After analyzing the physicochemical properties of allulose and sugar, we investigated the percentage of allulose that can be substituted for sponge cake and daquoise. Samples were prepared by replacing sugar with 0%, 25%, 50%, 75%, and 100% of allulose. Through the analysis, it was determined that the water content was 0.11% for sugar and 12.89% for allulose, and the pH was not significantly different. The Brix sweetness level was about 70% of that of tangtang with 50.00 ± 0.10% sugar and 46.50 ± 0.10% allulose. When the sample was measured after heating, the L value was the highest in sugar, and the lowest value was obtained when the sugar was replaced by 25% of allulose. The L value increased as the replacement rate of allulose increased. Through the equilibrium moisture content experiment, allulose was found to be the fastest absorbent and the most absorbent under all conditions. However, the relative humidity level of 93 percent showed that sugar also absorbs quickly from the 12th day. The higher the relative humidity, the longer the time to reach equilibrium.
Sponge cake was produced by replacing sugar by 0%, 25%, 50%, 75%, or 100% allulose. There were no significant difference in specific gravity, pH, moisture content, and baking loss rate.
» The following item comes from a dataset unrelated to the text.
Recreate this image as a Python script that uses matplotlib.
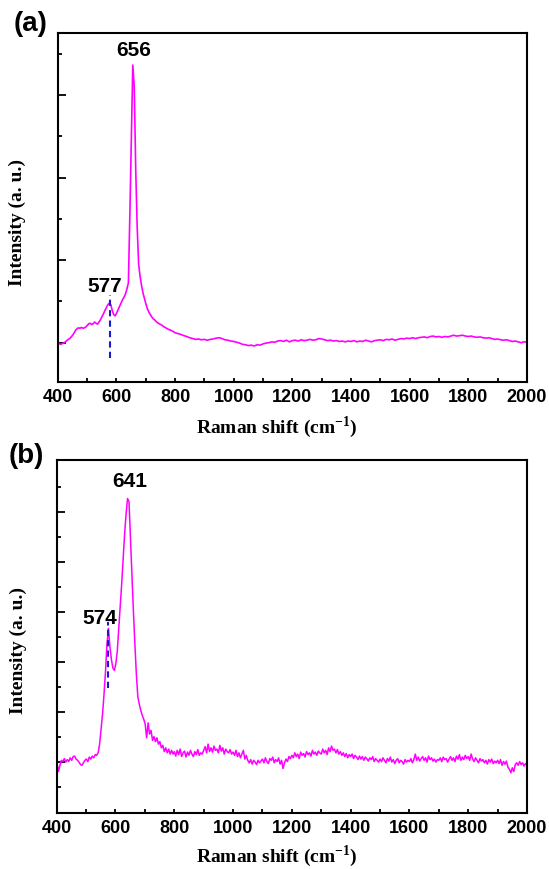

Through experimenting with the specific volume, it was found that the volume decreased as the substitution amount of allulose increased. In terms of the chromaticity, the L, a, and b values of sugar were high, and the L, a, and b values decreased as the amount of allulose replacement increased. In terms of texture, hardness was lowest with 0% allulose substitution and highest with 100% allulose substitution. The texture, hardness, gumminess, and chewiness decreased as the replacement amount of allulose increased. In the sensory evaluation, all items had a score of 6 or higher based on the 9 point scale from allulose of 50% and it is thought that allulose can be replaced by 50%.
Dacquoise was produced by replacing allulose in amounts of 0%, 10%, 20%, 30%, 35% and 40%. Specific gravity, pH, and moisture content were found to show no significant difference. The appearance tended to be less cracked and darker as the replacement amount of allulose increased. In terms of color, the L value was the highest for 0% allulose and the lowest for 40% allulose. As the replacement amount of allulose increased, the value of a increased and the value of b decreased. In terms of texture, hardness was highest at allulose 0%, and lowest at allulose 40%. Gumminess and chewiness showed the same tendency as hardness. Through the sensory evaluation, it was found that using 10% allulose had no significant difference from using 0% allulose in terms of appearance, color, texture, taste, and preference.
When allulose and sugar were used in combination, the palatability of taste and aroma were highly evaluated in the sensory evaluation. Allulose can be used to replace up to 50% of sugar for sponge cakes and up to 10% of sugar for dacquoise. Using allulose instead of sugar can lower calories and improve taste and aroma.